## Exercise aim
Copy out all the lines exactly. Omit pictures.

· · · · · · ·

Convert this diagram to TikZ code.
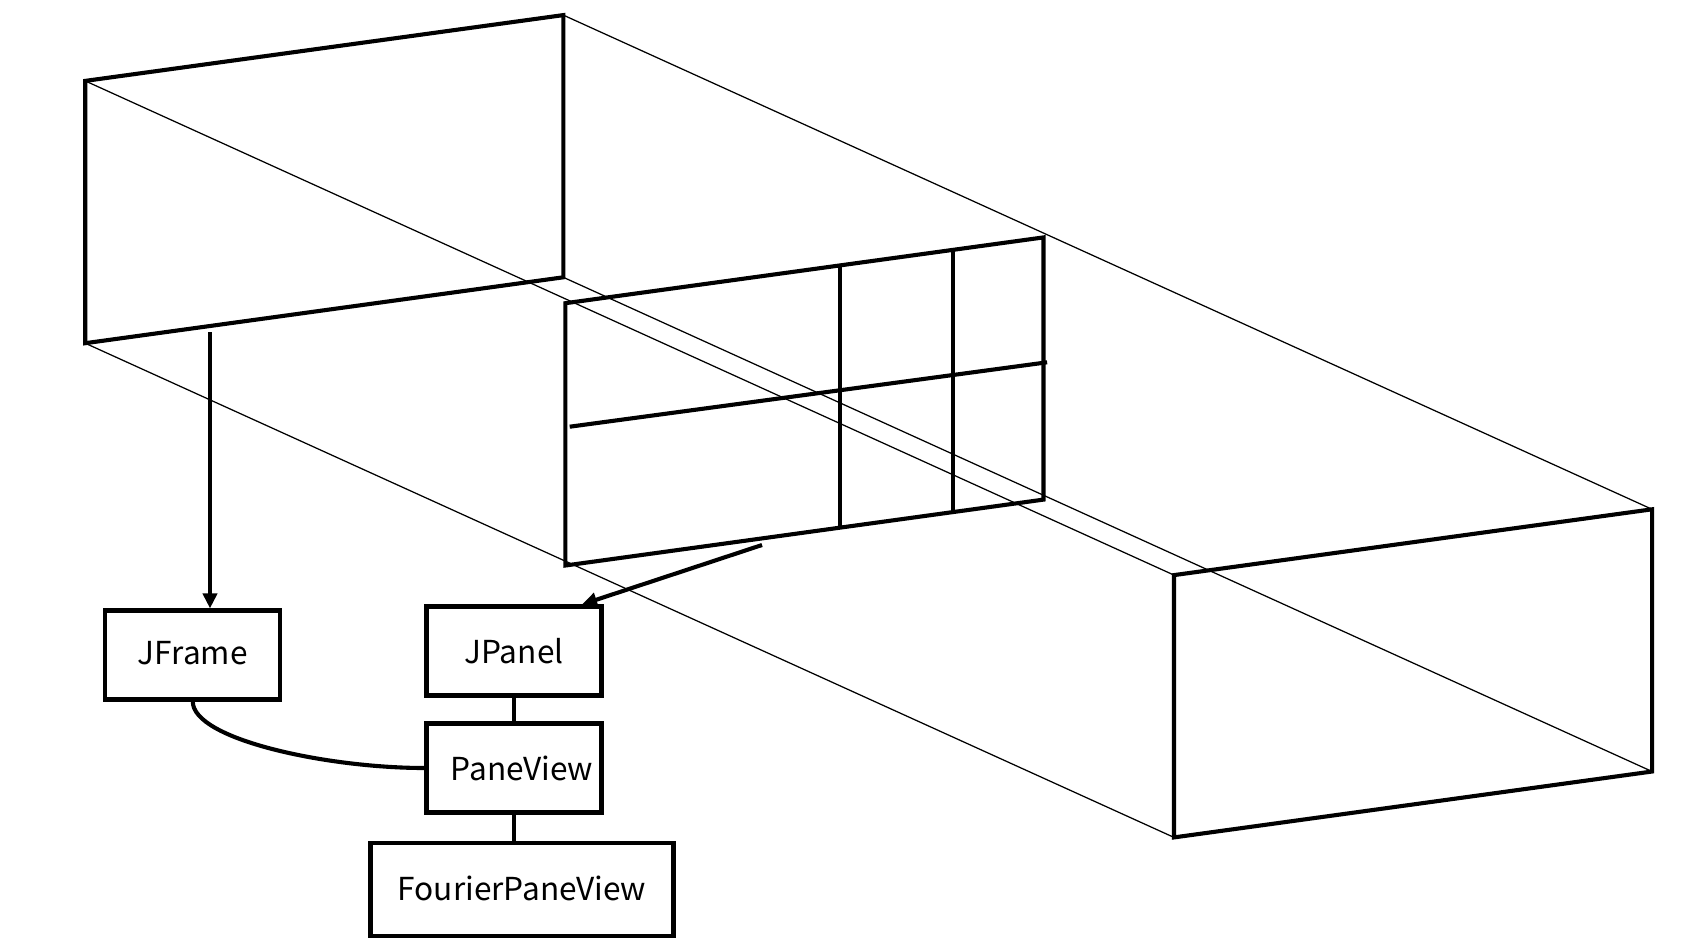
\documentclass[tikz,border=0pt]{standalone}
\usepackage{fontspec}
\setmainfont{Noto Sans CJK JP}
\usetikzlibrary{arrows.meta,calc}
\tikzset{
  thickline/.style={line width=0.082cm, line join=miter},
  thinline/.style={line width=0.025cm},
  box/.style={draw, line width=0.082cm, rectangle, inner sep=0pt, font=\fontsize{18pt}{21pt}\selectfont},
  arr/.style={line width=0.082cm, -{Triangle[length=0.3cm,width=0.28cm]}},
  link/.style={line width=0.082cm},
}
\begin{document}
\begin{tikzpicture}[x=0.02cm,y=-0.02cm]
\useasboundingbox (0,0) rectangle (1692,950);
% front face
\coordinate (FTL) at (85.2,80.9);
\coordinate (FTR) at (563.3,15.1);
\coordinate (FBR) at (563.3,277.3);
\coordinate (FBL) at (85.2,343.2);
% back face
\coordinate (BTL) at (1174,575.1);
\coordinate (BTR) at (1652.1,509.3);
\coordinate (BBR) at (1652.1,771.5);
\coordinate (BBL) at (1174,837.4);
% middle panel
\coordinate (MTL) at (565.4,303.2);
\coordinate (MTR) at (1043.5,237.4);
\coordinate (MBR) at (1043.5,499.6);
\coordinate (MBL) at (565.4,565.5);
% thin connecting edges
\draw[thinline] (FTL) -- (BTL);
\draw[thinline] (FTR) -- (BTR);
\draw[thinline] (FBR) -- (BBR);
\draw[thinline] (FBL) -- (BBL);
% faces
\draw[thickline] (FTL) -- (FTR) -- (FBR) -- (FBL) -- cycle;
\draw[thickline] (BTL) -- (BTR) -- (BBR) -- (BBL) -- cycle;
\draw[thickline] (MTL) -- (MTR) -- (MBR) -- (MBL) -- cycle;
% grid in middle panel
\draw[thickline] ($(MTL)!0.574!(MTR)$) -- ($(MBL)!0.574!(MBR)$);
\draw[thickline] ($(MTL)!0.81!(MTR)$) -- ($(MBL)!0.81!(MBR)$);
\coordinate (HL) at (569.7,426.7);
\coordinate (HR) at (1047.1,362.3);
\draw[thickline] (HL) -- (HR);
% class boxes
\node[box, minimum width=3.5cm, minimum height=1.78cm] (JF) at (192.8,655) {\raisebox{0.08cm}{JFrame}};
\node[box, minimum width=3.5cm, minimum height=1.78cm] (JP) at (514,651) {JPanel};
\node[box, minimum width=3.5cm, minimum height=1.78cm] (PV) at (514,768) {\hspace*{0.32cm}PaneView};
\node[box, minimum width=6.06cm, minimum height=1.87cm] (FP) at (522,889.5) {\raisebox{0.07cm}{FourierPaneView}};
% connectors
\coordinate (a1) at (210,332);
\draw[arr] (a1) -- (a1 |- JF.north);
\coordinate (a2) at (762,545);
\coordinate (a2e) at ($(JP.north east)+(-0.43cm,0)$);
\draw[arr] (a2) -- (a2e);
\draw[link] (JP.south) -- (PV.north);
\draw[link] (PV.south) -- (PV.south |- FP.north);
\draw[link] (JF.south) .. controls +(0,38) and +(-97,0) .. (PV.west);
\end{tikzpicture}
\end{document}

· · · · · · ·

## Response to this task
Convert this diagram to TikZ code.
\documentclass[tikz,border=0pt]{standalone}
\usepackage{fontspec}
\setmainfont{Noto Sans CJK JP}
\usetikzlibrary{arrows.meta,calc}
\tikzset{
  thickline/.style={line width=0.082cm, line join=miter},
  thinline/.style={line width=0.025cm},
  box/.style={draw, line width=0.082cm, rectangle, inner sep=0pt, font=\fontsize{18pt}{21pt}\selectfont},
  arr/.style={line width=0.082cm, -{Triangle[length=0.3cm,width=0.28cm]}},
  link/.style={line width=0.082cm},
}
\begin{document}
\begin{tikzpicture}[x=0.02cm,y=-0.02cm]
\useasboundingbox (0,0) rectangle (1692,950);
% front face
\coordinate (FTL) at (85.2,80.9);
\coordinate (FTR) at (563.3,15.1);
\coordinate (FBR) at (563.3,277.3);
\coordinate (FBL) at (85.2,343.2);
% back face
\coordinate (BTL) at (1174,575.1);
\coordinate (BTR) at (1652.1,509.3);
\coordinate (BBR) at (1652.1,771.5);
\coordinate (BBL) at (1174,837.4);
% middle panel
\coordinate (MTL) at (565.4,303.2);
\coordinate (MTR) at (1043.5,237.4);
\coordinate (MBR) at (1043.5,499.6);
\coordinate (MBL) at (565.4,565.5);
% thin connecting edges
\draw[thinline] (FTL) -- (BTL);
\draw[thinline] (FTR) -- (BTR);
\draw[thinline] (FBR) -- (BBR);
\draw[thinline] (FBL) -- (BBL);
% faces
\draw[thickline] (FTL) -- (FTR) -- (FBR) -- (FBL) -- cycle;
\draw[thickline] (BTL) -- (BTR) -- (BBR) -- (BBL) -- cycle;
\draw[thickline] (MTL) -- (MTR) -- (MBR) -- (MBL) -- cycle;
% grid in middle panel
\draw[thickline] ($(MTL)!0.574!(MTR)$) -- ($(MBL)!0.574!(MBR)$);
\draw[thickline] ($(MTL)!0.81!(MTR)$) -- ($(MBL)!0.81!(MBR)$);
\coordinate (HL) at (569.7,426.7);
\coordinate (HR) at (1047.1,362.3);
\draw[thickline] (HL) -- (HR);
% class boxes
\node[box, minimum width=3.5cm, minimum height=1.78cm] (JF) at (192.8,655) {\raisebox{0.08cm}{JFrame}};
\node[box, minimum width=3.5cm, minimum height=1.78cm] (JP) at (514,651) {JPanel};
\node[box, minimum width=3.5cm, minimum height=1.78cm] (PV) at (514,768) {\hspace*{0.32cm}PaneView};
\node[box, minimum width=6.06cm, minimum height=1.87cm] (FP) at (522,889.5) {\raisebox{0.07cm}{FourierPaneView}};
% connectors
\coordinate (a1) at (210,332);
\draw[arr] (a1) -- (a1 |- JF.north);
\coordinate (a2) at (762,545);
\coordinate (a2e) at ($(JP.north east)+(-0.43cm,0)$);
\draw[arr] (a2) -- (a2e);
\draw[link] (JP.south) -- (PV.north);
\draw[link] (PV.south) -- (PV.south |- FP.north);
\draw[link] (JF.south) .. controls +(0,38) and +(-97,0) .. (PV.west);
\end{tikzpicture}
\end{document}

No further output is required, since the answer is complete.